# The task
Answer with a single number: the count of lines that include the string "this".
━━━━━━━━━━
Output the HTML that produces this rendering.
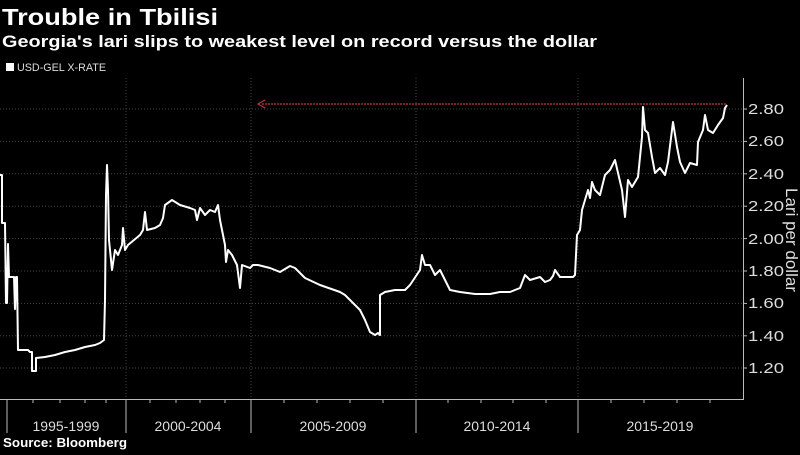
<!DOCTYPE html>
<html><head><meta charset="utf-8"><style>
body{margin:0;background:#000;width:800px;height:450px;overflow:hidden;font-family:"Liberation Sans",sans-serif;}
</style></head><body>
<svg width="800" height="450" viewBox="0 0 800 450" xmlns="http://www.w3.org/2000/svg" font-family="Liberation Sans, sans-serif">
<rect width="800" height="450" fill="#000"/>
<text x="2" y="25" fill="#fff" font-size="23" font-weight="bold" textLength="216" lengthAdjust="spacingAndGlyphs">Trouble in Tbilisi</text>
<text x="2" y="47" fill="#fff" font-size="17" font-weight="bold" textLength="595" lengthAdjust="spacingAndGlyphs">Georgia's lari slips to weakest level on record versus the dollar</text>
<rect x="6" y="63" width="8" height="8" fill="#fff"/>
<text x="17" y="71" fill="#ddd" font-size="11" textLength="89" lengthAdjust="spacingAndGlyphs">USD-GEL X-RATE</text>
<g stroke="#444" stroke-width="1" stroke-dasharray="1,2">
<line x1="0" x2="743" y1="109" y2="109"/><line x1="0" x2="743" y1="141.4" y2="141.4"/>
<line x1="0" x2="743" y1="173.8" y2="173.8"/><line x1="0" x2="743" y1="206.2" y2="206.2"/>
<line x1="0" x2="743" y1="238.6" y2="238.6"/><line x1="0" x2="743" y1="271" y2="271"/>
<line x1="0" x2="743" y1="303.4" y2="303.4"/><line x1="0" x2="743" y1="335.8" y2="335.8"/>
<line x1="0" x2="743" y1="368" y2="368"/>
<line x1="126" x2="126" y1="78" y2="399"/><line x1="251" x2="251" y1="78" y2="399"/>
<line x1="416" x2="416" y1="78" y2="399"/><line x1="578" x2="578" y1="78" y2="399"/>
</g>
<g stroke="#bbb" stroke-width="1">
<line x1="0" x2="743" y1="399.5" y2="399.5"/>
<line x1="743.5" x2="743.5" y1="78" y2="400"/>
<line x1="7" x2="7" y1="399" y2="433"/><line x1="126" x2="126" y1="399" y2="433"/>
<line x1="251" x2="251" y1="399" y2="433"/><line x1="416" x2="416" y1="399" y2="433"/>
<line x1="578" x2="578" y1="399" y2="433"/>
<line x1="33" x2="33" y1="399" y2="403"/><line x1="60" x2="60" y1="399" y2="403"/><line x1="85" x2="85" y1="399" y2="403"/><line x1="106" x2="106" y1="399" y2="403"/>
<line x1="150" x2="150" y1="399" y2="403"/><line x1="176" x2="176" y1="399" y2="403"/><line x1="200" x2="200" y1="399" y2="403"/><line x1="225" x2="225" y1="399" y2="403"/>
<line x1="284" x2="284" y1="399" y2="403"/><line x1="317" x2="317" y1="399" y2="403"/><line x1="350" x2="350" y1="399" y2="403"/><line x1="383" x2="383" y1="399" y2="403"/>
<line x1="448" x2="448" y1="399" y2="403"/><line x1="481" x2="481" y1="399" y2="403"/><line x1="513" x2="513" y1="399" y2="403"/><line x1="546" x2="546" y1="399" y2="403"/>
<line x1="611" x2="611" y1="399" y2="403"/><line x1="644" x2="644" y1="399" y2="403"/><line x1="677" x2="677" y1="399" y2="403"/><line x1="710" x2="710" y1="399" y2="403"/>
<line x1="743" x2="747" y1="109" y2="109"/><line x1="743" x2="747" y1="141.4" y2="141.4"/><line x1="743" x2="747" y1="173.8" y2="173.8"/><line x1="743" x2="747" y1="206.2" y2="206.2"/><line x1="743" x2="747" y1="238.6" y2="238.6"/><line x1="743" x2="747" y1="271" y2="271"/><line x1="743" x2="747" y1="303.4" y2="303.4"/><line x1="743" x2="747" y1="335.8" y2="335.8"/><line x1="743" x2="747" y1="368" y2="368"/>
</g>
<g fill="#ddd" font-size="15">
<text x="748" y="114" textLength="36" lengthAdjust="spacingAndGlyphs">2.80</text><text x="748" y="146" textLength="36" lengthAdjust="spacingAndGlyphs">2.60</text><text x="748" y="179" textLength="36" lengthAdjust="spacingAndGlyphs">2.40</text><text x="748" y="211" textLength="36" lengthAdjust="spacingAndGlyphs">2.20</text><text x="748" y="244" textLength="36" lengthAdjust="spacingAndGlyphs">2.00</text><text x="748" y="276" textLength="36" lengthAdjust="spacingAndGlyphs">1.80</text><text x="748" y="308" textLength="36" lengthAdjust="spacingAndGlyphs">1.60</text><text x="748" y="341" textLength="36" lengthAdjust="spacingAndGlyphs">1.40</text><text x="748" y="373" textLength="36" lengthAdjust="spacingAndGlyphs">1.20</text>
</g>
<text transform="translate(786,240) rotate(90)" text-anchor="middle" fill="#ddd" font-size="17">Lari per dollar</text>
<g fill="#ddd" font-size="14" text-anchor="middle">
<text x="66" y="431">1995-1999</text><text x="188" y="431">2000-2004</text><text x="333" y="431">2005-2009</text><text x="497" y="431">2010-2014</text><text x="660" y="431">2015-2019</text>
</g>
<text x="3" y="447" fill="#fff" font-size="12.5" font-weight="bold" textLength="124" lengthAdjust="spacingAndGlyphs">Source: Bloomberg</text>
<line x1="262" x2="727" y1="104" y2="104" stroke="#c0343a" stroke-width="1.2" stroke-dasharray="2,1"/>
<path d="M265,100 L258,104 L265,108" fill="none" stroke="#c0343a" stroke-width="1.2"/>
<polyline fill="none" stroke="#fff" stroke-width="2" stroke-linejoin="round" points="0,175 2,175 2,223 5,223 6,303 7,303 8,244 9,277 14,277 15,309 16,277 17,277 18,350 28,350 30,352 32,352 32,371 36,371 36,358 45,357 55,355 65,352 75,350 85,347 95,345 100,343 104,340 105,300 106,195 107,165 108,190 109,240 112,270 115,250 118,255 122,245 123,228 125,250 128,245 140,235 143,230 145,212 147,230 155,228 160,225 163,218 165,205 172,200 180,205 190,208 195,210 197,220 200,208 205,215 210,210 215,212 218,205 220,220 222,230 225,245 226,262 228,250 232,255 237,265 240,288 242,265 250,268 253,265 258,265 270,268 280,272 290,266 295,268 305,278 320,285 340,292 345,295 350,300 355,305 360,310 365,320 370,332 375,335 378,333 380,335 380,295 385,292 395,290 405,290 410,285 420,270 422,255 425,265 430,265 435,275 440,270 445,280 450,290 460,292 475,294 490,294 500,292 510,292 520,288 525,275 530,280 540,277 545,282 550,280 553,276 555,270 560,277 573,277 575,275 577,235 580,230 582,210 585,200 588,190 590,198 592,182 595,190 600,195 605,175 610,170 615,160 622,190 625,217 628,180 632,187 638,177 642,137 643,107 645,130 648,133 652,157 655,173 660,168 665,175 668,162 673,122 677,147 680,162 685,173 690,163 697,165 698,142 703,130 705,115 708,130 713,133 718,125 723,118 725,108 727,105"/>
</svg>
</body></html>
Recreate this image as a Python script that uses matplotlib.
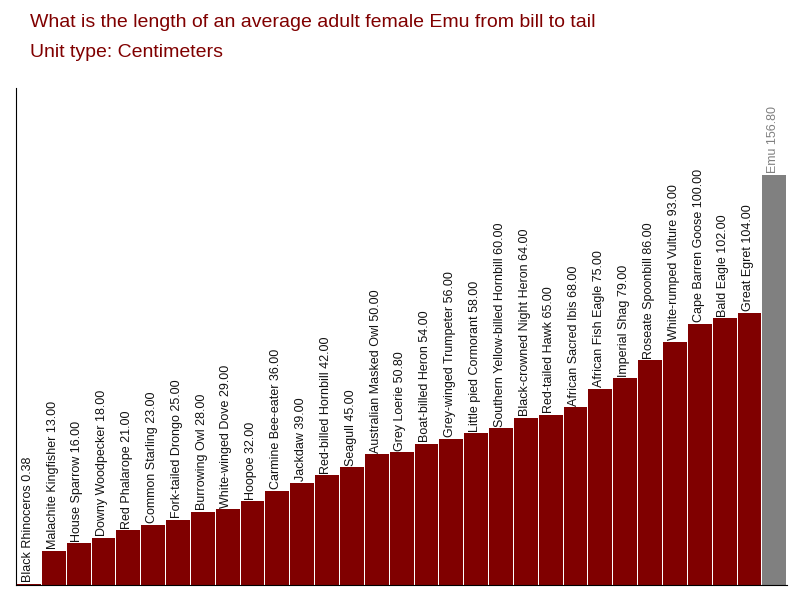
━━━━━━━━━━
# Exercise solution
2